Le Poulailler/Chapitre35

Librairie agricole de la Maison rustique (p. 316-318).

CHAPITRE IV

De la chaleur.

Nous avons parlé du froid, passons à la chaleur.

J’ai dû constater que le soleil n’est bon pour les poulets qu’autant que le thermomètre, à l’ombre, n’est pas à 15 degrés centigrade au-dessus de zéro. Il faut placer toutes les boîtes sous les taillis, afin qu’elles ne reçoivent qu’un soleil tamisé ; c’est ici que je dois consigner les observations que j’ai faites à ce sujet.

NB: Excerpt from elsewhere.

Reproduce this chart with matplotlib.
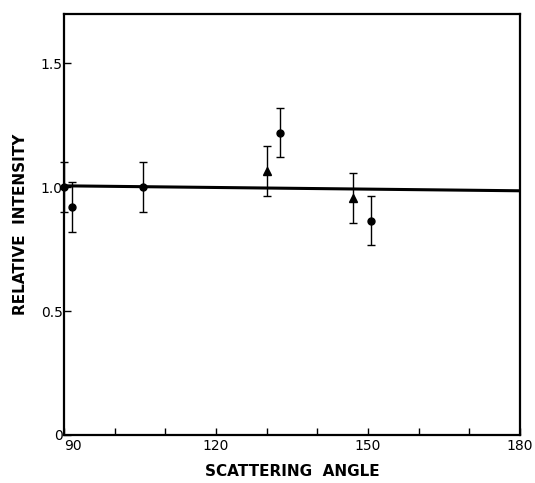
import matplotlib
matplotlib.use("Agg")
import matplotlib.pyplot as plt
import numpy as np

# circles
circ_angle = [90.0, 91.5, 105.5, 132.6, 150.6]
circ_int = [1.00, 0.92, 1.00, 1.22, 0.865]
circ_err = [0.10, 0.10, 0.10, 0.10, 0.10]

# triangles
tri_angle = [130.1, 147.0]
tri_int = [1.065, 0.955]
tri_err = [0.10, 0.10]

# fitted line
fit_angle = [90.0, 180.0]
fit_int = [1.005, 0.985]

xticks = [90, 120, 150, 180]
yticks = [0, 0.5, 1.0, 1.5]
yticklabels = ["0", "0.5", "1.0", "1.5"]

plt.rcParams["font.family"] = ["DejaVu Sans"]

fig = plt.figure(figsize=(5.35, 4.83), dpi=100)
ax = fig.add_axes([0.1196, 0.0994, 0.8526, 0.8726])

ax.plot(fit_angle, fit_int, color="black", lw=2.2, zorder=2)
ax.errorbar(circ_angle, circ_int, yerr=circ_err, fmt="o", color="black",
            ms=5, elinewidth=1.0, capsize=3, capthick=1.0, zorder=3,
            clip_on=False)
ax.errorbar(tri_angle, tri_int, yerr=tri_err, fmt="^", color="black",
            ms=6, elinewidth=1.0, capsize=3, capthick=1.0, zorder=3,
            clip_on=False)

ax.set_xlim(90, 180)
ax.set_ylim(0, 1.7)
ax.set_xticks(xticks)
ax.set_xticks(np.arange(90, 181, 10), minor=True)
ax.set_yticks(yticks)
ax.set_yticklabels(yticklabels)
ax.tick_params(axis="both", which="both", direction="in", length=5,
               width=1.0, labelsize=10)
ax.tick_params(axis="x", which="major", pad=3)
ax.tick_params(axis="y", which="major", pad=1)
ax.get_xticklabels()[0].set_horizontalalignment("left")
for s in ax.spines.values():
    s.set_linewidth(1.6)

ax.set_xlabel("SCATTERING  ANGLE", fontsize=11, fontweight="bold", labelpad=8)
ax.set_ylabel("RELATIVE  INTENSITY", fontsize=11, fontweight="bold", labelpad=9)

fig.savefig("out.png", dpi=100)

Le terrain d’élevage dont j’ai donné le plan doit être couvert d’un bois taillis ou de nombreux arbres à fruit, afin que le soleil n’y arrive que par petites places.

Si la chaleur, même très-forte, est bonne pour la volaille, l’ombre portée par les arbres n’est pas moins utile, et l’on pourrait s’en convaincre si l’on avait vu la différence incroyable de poids, de vigueur, de précocité, existant entre des poulets venus de mêmes producteurs et élevés à la même époque, les uns dans un lieu boisé, les autres dans un terrain découvert. J’ai mis dans des bois taillis d’une dizaine d’hectares une vingtaine de grandes boîtes à élevage qu’on vient ouvrir tous les matins à six, sept, huit ou neuf heures, suivant l’état de l’atmosphère et beaucoup suivant la saison.

Chaque boîte est enfermée dans un parc grossier de six ou huit pieds carrés et de quatre pieds de haut. La poule et la couvée, en sortant, comme je l’ai dit, de la boîte Gérard, sont placées dans une grande boîte, où elles restent deux jours, la poule dans son compartiment derrière le grillage, et les poussins allant et venant dans le petit parc.

Au bout des deux jours, la poule est lâchée dans le petit parc avec ses poussins, et, deux autres jours après, le petit parc est ouvert au moyen d’une petite porte à trappe de la largeur suffisante pour donner passage à une volaille seulement. Toute la famille sort bientôt, et ne s’aventure d’abord pas au loin ; mais, au bout de quelques jours, elle parcourt en tous sens l’étendue des bois, se rencontrant impunément avec les autres couvées, car l’espace et la liberté leur ôtent ordinairement toute envie de se chercher querelle. On éloigne les parcs autant que possible les uns des autres, afin que chaque couvée reconnaisse bien son logis, et il n’arrive jamais que chacun rentre ailleurs que chez soi, même après le sevrage.

On donne à boire et à manger le matin et le soir dans la boîte à élevage. Tous les jours, le matin, on a soin d’ouvrir et de nettoyer, le soir de refermer la porte de la boîte et celle du parc. Il faut, bien entendu, que les bois où l’on abandonne les élèves soient clos et préservés par quelques chiens des renards et autres animaux malfaisants. Cette condition peut se trouver dans tous les parcs réservés, petits ou grands. C’est là et c’est de cette façon que les propriétaires riches devraient élever la volaille.

On ne saurait imaginer quels beaux élèves on peut faire, et quel goût excellent acquièrent des animaux vivant en quelque sorte dans les mêmes conditions que le gibier, nourris d’insectes, de plantes aromatiques, et, de plus, ne consommant pas la moitié de la nourriture ordinaire qu’on est forcé de donner à des animaux reclus.

On voit, pendant la grande chaleur de midi, les poulets faisant la sieste par groupes, à l’ombre épaisse des buissons, après avoir, pendant la fraîcheur du matin, dévoré les nombreux insectes qu’ils recherchent avec une activité sans égale.

En résumé, les animaux élevés ainsi atteignent leur volume dans les deux tiers du temps ordinaire, coûtent moitié moins cher, et fournissent un manger succulent.

Il n’y a pas pour moi le moindre doute que ces résultats ne soient essentiellement dus à la liberté, à la nourriture riche trouvée dans les bois, et surtout à la modification de la chaleur solaire par l’ombre portée des feuillages.